FOCUS – La tarification du carbone aux frontières «est une mesure que nous devons mettre en œuvre avec le plus grand nombre possible, et le plus rapidement possible», s’est défendu Wopke Hoekstra, commissaire européen au climat.
La COP30 sur le climat n’est pas une réunion de l’Organisation mondiale du commerce (OMC), laisse entendre l’Union européenne. À l’heure où elle fait pression pour la mise en place d’une feuille de route sur la sortie progressive des énergies fossiles (engagement acté il y a deux ans à Dubaï mais que certains préféreraient passer sous silence), l’Union européenne est attaquée à Belém sur son marché carbone aux frontières.
Dimanche soir, le président de la COP, André Correa do Lago, a publié une «note» de mise au point sur l’avancement des négociations depuis lundi 10 novembre, en faisant notamment ressortir les quatre plus gros points de tensions. Parmi eux, l’épineux sujet des mesures « unilatérales » en matière de commerce, comme la taxe carbone européenne aux frontières.
L’UE doit en effet imposer dès janvier un «mécanisme d’ajustement carbone» aux frontières (CBAM en anglais) visant les secteurs les plus polluants comme l’acier, l’aluminium, le ciment, les engrais, l’électricité et l’hydrogène. L’idée étant d’imposer aux importations à l’intérieur de l’UE un prix du carbone similaire à celui en vigueur en Europe, où les entreprises doivent déjà payer pour polluer.

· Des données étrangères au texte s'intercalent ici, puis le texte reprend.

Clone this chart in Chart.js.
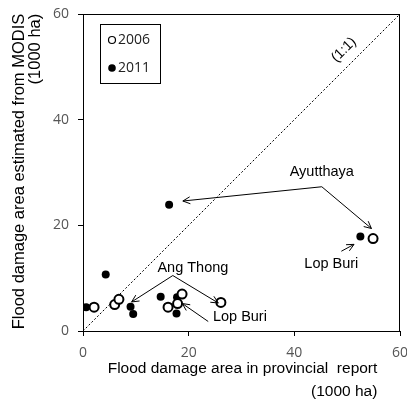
<!DOCTYPE html>
<html><head><meta charset="utf-8">
<script src="https://cdn.jsdelivr.net/npm/chart.js@4"></script>
<style>html,body{margin:0;padding:0;background:#fff}</style>
</head><body>
<canvas id="c" width="407" height="403"></canvas>
<script>
// ---- data ----
const x2006 = [2.1, 6.0, 6.8, 16.1, 17.9, 18.75, 26.1, 54.9];
const y2006 = [4.5, 5.0, 6.0, 4.5, 5.2, 7.0, 5.4, 17.5];
const x2011 = [0.6, 4.3, 9.0, 9.5, 14.7, 17.8, 17.7, 16.3, 52.5];
const y2011 = [4.5, 10.7, 4.6, 3.2, 6.5, 6.4, 3.3, 23.9, 17.9];
const oneToOne = [0, 60];
const seriesNames = ['2006', '2011'];
const xTitle = ['Flood damage area in provincial  report', '(1000 ha)'];
const yTitle = ['Flood damage area estimated from MODIS', '(1000 ha)'];
const lineLabel = '(1:1)';
// annotation labels (data coordinates)
const notes = [
  {text: 'Ayutthaya', at: [45.2, 30.1], from: [45.2, 27.3], to: [[18.9, 24.6], [54.6, 19.4]]},
  {text: 'Lop Buri', at: [47.0, 12.75], from: [48.9, 15.1], to: [[51.3, 16.4]]},
  {text: 'Ang Thong', at: [20.8, 12.0], from: [17.0, 10.5], to: [[9.2, 5.5], [25.6, 5.3]]},
  {text: 'Lop Buri', at: [29.7, 2.6], from: [23.7, 1.8], to: [[18.8, 5.2]]}
];

const SANS = '"Liberation Sans", Arial, sans-serif';
const TICK_FONT_FAMILY = '"Open Sans", "Noto Sans", sans-serif';

function arrow(ctx, x1, y1, x2, y2) {
  ctx.beginPath(); ctx.moveTo(x1, y1); ctx.lineTo(x2, y2); ctx.stroke();
  const a = Math.atan2(y2 - y1, x2 - x1), L = 8, w = 0.45;
  ctx.beginPath();
  ctx.moveTo(x2 - L * Math.cos(a - w), y2 - L * Math.sin(a - w));
  ctx.lineTo(x2, y2);
  ctx.lineTo(x2 - L * Math.cos(a + w), y2 - L * Math.sin(a + w));
  ctx.stroke();
}

const decor = {
  id: 'decor',
  afterDatasetsDraw(chart) {
    const {ctx, chartArea: ca, scales: {x, y}} = chart;
    ctx.save();
    // frame
    ctx.strokeStyle = '#000'; ctx.lineWidth = 1;
    ctx.strokeRect(ca.left + 0.5, ca.top + 0.5, ca.right - ca.left - 1, ca.bottom - ca.top);
    // annotations
    ctx.fillStyle = '#000'; ctx.font = '14.5px ' + SANS;
    ctx.textAlign = 'center'; ctx.textBaseline = 'middle';
    ctx.lineWidth = 1;
    notes.forEach(n => {
      ctx.fillText(n.text, x.getPixelForValue(n.at[0]), y.getPixelForValue(n.at[1]));
      const fx = x.getPixelForValue(n.from[0]), fy = y.getPixelForValue(n.from[1]);
      n.to.forEach(t => arrow(ctx, fx, fy, x.getPixelForValue(t[0]), y.getPixelForValue(t[1])));
    });
    // (1:1) label
    ctx.save();
    ctx.translate(x.getPixelForValue(49.4), y.getPixelForValue(53.2));
    ctx.rotate(-Math.PI / 4);
    ctx.font = '14px ' + SANS;
    ctx.fillText(lineLabel, 0, 0);
    ctx.restore();
    // legend
    const lx = ca.left + 17, ly = ca.top + 10;
    ctx.strokeRect(lx + 0.5, ly + 0.5, 60, 59);
    ctx.font = '14px ' + TICK_FONT_FAMILY; ctx.textAlign = 'left';
    ctx.beginPath(); ctx.arc(lx + 12, ly + 16, 3.5, 0, Math.PI * 2);
    ctx.fillStyle = '#fff'; ctx.fill(); ctx.lineWidth = 1.2; ctx.stroke();
    ctx.beginPath(); ctx.arc(lx + 12, ly + 44, 3.8, 0, Math.PI * 2);
    ctx.fillStyle = '#000'; ctx.fill();
    ctx.fillStyle = '#222';
    ctx.fillText(seriesNames[0], lx + 18, ly + 16);
    ctx.fillText(seriesNames[1], lx + 18, ly + 44);
    // axis titles
    ctx.font = '15.5px ' + SANS; ctx.fillStyle = '#000';
    const xc = (ca.left + ca.right) / 2 + 1;
    ctx.textAlign = 'center';
    ctx.fillText(xTitle[0], xc, 369);
    const w0 = ctx.measureText(xTitle[0]).width;
    ctx.textAlign = 'right';
    ctx.fillText(xTitle[1], xc + w0 / 2, 392);
    ctx.save();
    ctx.font = '16.5px ' + SANS;
    const yc = (ca.top + ca.bottom) / 2 - 1;
    ctx.translate(19, yc); ctx.rotate(-Math.PI / 2);
    ctx.textAlign = 'center';
    ctx.fillText(yTitle[0], 0, 0);
    const w1 = ctx.measureText(yTitle[0]).width;
    ctx.textAlign = 'right';
    ctx.fillText(yTitle[1], w1 / 2, 16);
    ctx.restore();
    ctx.restore();
  }
};

const axis = (fitFn) => ({
  type: 'linear', min: 0, max: 60,
  ticks: {stepSize: 20, color: '#555', font: {family: TICK_FONT_FAMILY, size: 14}, padding: 9},
  grid: {drawOnChartArea: false, drawTicks: true, tickLength: 5, color: '#000', tickColor: '#000'},
  border: {color: '#000', width: 1},
  afterFit: fitFn
});

new Chart(document.getElementById('c'), {
  type: 'scatter',
  data: {
    datasets: [
      {label: lineLabel, type: 'line', data: oneToOne.map(v => ({x: v, y: v})),
       borderColor: '#000', borderWidth: 1, borderDash: [2, 2], pointRadius: 0, fill: false, order: 3},
      {label: seriesNames[0], data: x2006.map((v, i) => ({x: v, y: y2006[i]})),
       pointRadius: 4.5, pointBackgroundColor: '#fff', pointBorderColor: '#000', pointBorderWidth: 2, order: 1},
      {label: seriesNames[1], data: x2011.map((v, i) => ({x: v, y: y2011[i]})),
       pointRadius: 4, pointBackgroundColor: '#000', pointBorderColor: '#000', pointBorderWidth: 0, order: 2}
    ]
  },
  options: {
    responsive: false, animation: false, devicePixelRatio: 1,
    layout: {padding: {left: 0, top: 14, right: 7, bottom: 0}},
    plugins: {legend: {display: false}, tooltip: {enabled: false}},
    scales: {
      x: axis(s => { s.height = 72; s.paddingLeft = 0; s.paddingRight = 0; }),
      y: axis(s => { s.width = 83; s.paddingTop = 0; s.paddingBottom = 0; })
    }
  },
  plugins: [decor]
});
</script>
</body></html>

«On a du mal à comprendre cette cristallisation»
Or depuis le début de la COP brésilienne, plusieurs pays dont la Chine ou l’Inde veulent à tout prix mettre ce sujet sur la table, considérant cette taxe comme du protectionnisme qui ne dit pas son nom. «La tarification du carbone est une mesure que nous devons mettre en œuvre avec le plus grand nombre possible, et le plus rapidement possible», a réagi lundi Wopke Hoekstra, commissaire européen au climat, refusant toute discussion qui remettrait en question ce mécanisme. Selon lui, plusieurs pays comme le Brésil envisagent d’ailleurs de faire la même chose.
«On a du mal à comprendre cette cristallisation autour du [CBAM] qui est un instrument compatible avec les règles de l’Organisation mondiale du commerce», indique-t-on au sein de la délégation française. Mais «si l’UE se dit prête à expliquer ce mécanisme à ses partenaires, voire à discuter de comment les accompagner pour partager la technologie» pour une transition verte, là encore, hors de question de revenir dessus. «Car si à la fin les mesures prises conduisent à fermer les usines en Europe pour ensuite les ouvrir avec le même niveau de pollution ailleurs, le climat a perdu», ajoute cette même source… qui souligne d’ailleurs que «d’autres questions se posent sur les mécanismes commerciaux qui bloquent ou ralentissent la transition: et par exemple, est-ce qu’un marché plus ouvert des minerais critiques ne serait pas plus efficace pour développer une transition s’éloignant des énergies fossiles? Cela fait partie des sujets qui sont légitimes.»
Une réunion bilatérale entre la Chine et l’UE devait se tenir dans la journée. Il reste en théorie jusqu’à vendredi soir aux ministres, qui arrivent cette semaine, pour trouver une issue à ces négociations encore très polarisées.